The wheel deal: John Killip (top left) alongside Peter Callow, and Ron Killey (front right) and Roger Kelly enjoy a pre-departure photo shoot with the Daily Mirror

Men's 100 yards, gold: S. Antao (Kenya) 9.5
Brian Whitehead - 11.0 (47/47)
220 yards, gold: S. Antao (Kenya) 21.1
Brian Whitehead - 24.4 (37/37)
440 yards, gold: G. Kerr (Jamaica) 46.7
Peter Harraghy - 56.1 (30/31)
880 yards, gold: Peter Snell (New Zealand) 1.47.6
Peter Harraghy - 2.02.8 (28/30)
Colin Maclachlan - 2.00.00 (26/30)
One mile, gold: Peter Snell (New Zealand) 4.4.6
Colin Maclachlan - 4.29.2 (29/32)


Foil and epee
Peter Crellin - one pool victory in each discipline, not placed, gold: foil Sandy Leckie (Scotland); epee Ivan Lund (Australia)

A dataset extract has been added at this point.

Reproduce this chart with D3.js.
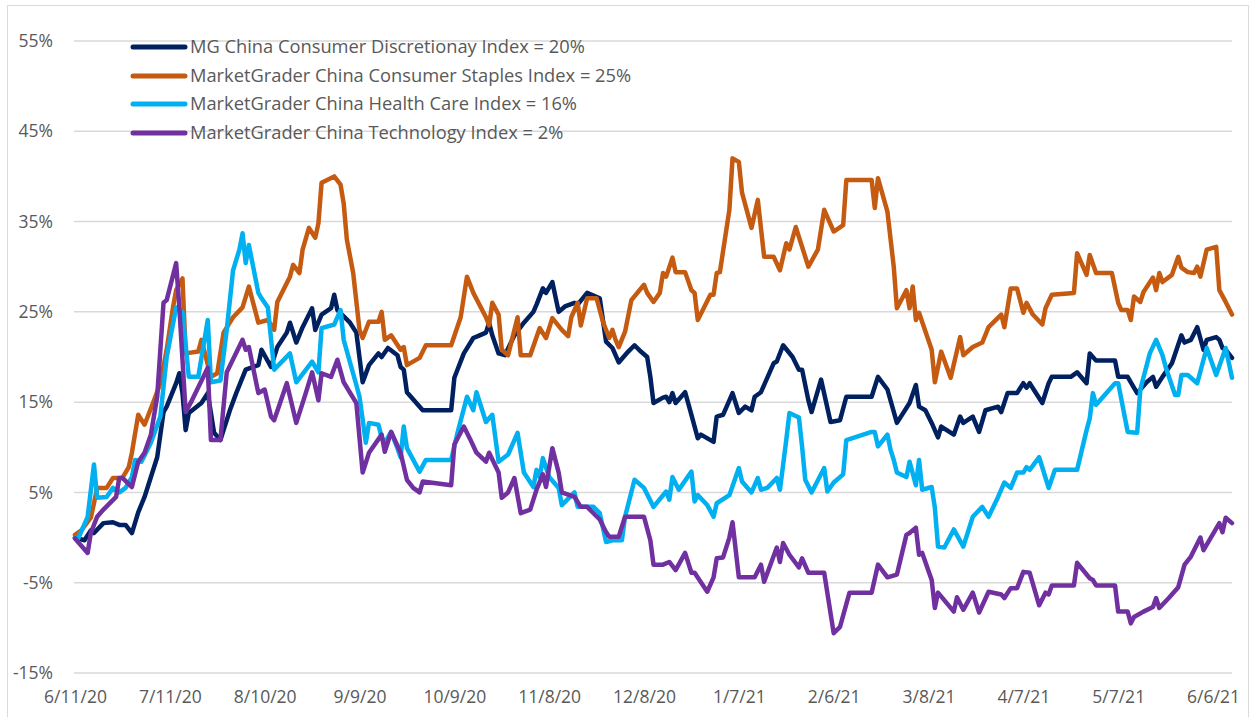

Men's road race (120 miles), gold: Wes Mason (England)
Ron Killey - 6/37
Peter Callow – 11/37
John Killip DNF
Roger Kelly DNF

1962 Manx Arms

No stopping for a pint: The IoM’s pit area was christened The Manx Arms

1000m sprint, gold: Tom Harrison (Australia)
Peter Callow - beaten in heat, eliminated in losers’ repechage
Roger Kelly - second round after walkover, eliminated in losers’ repechage

4000m individual pursuit, gold: Max Langshaw (Australia) 5.8.2
Peter Callow - 5.36.5 in heat, beaten in quarter-final, 5.31.0 (7/16)
John Killip - 5.46.6 (14/16)

1000m individual time trial, gold: Peter Bartels (Australia) 1.12.9
Roger Kelly - 1.15.5 (eq 8/17)
John Killip - 1.21.6 (14/17)

10-mile scratch race, gold: Doug Adams (Australia)
Peter Callow – DNF
Roger Kelly - DNF
John Killip DNF

1962 Newspaper Report
Plenty of publicity: The UK media was fascinated that the little old Isle of Man was in the Games again. The Daily Mirror reported that Colin Maclachlan trained on Ramsey golf course and Brian Whitehead lifted weights as part of his preparation.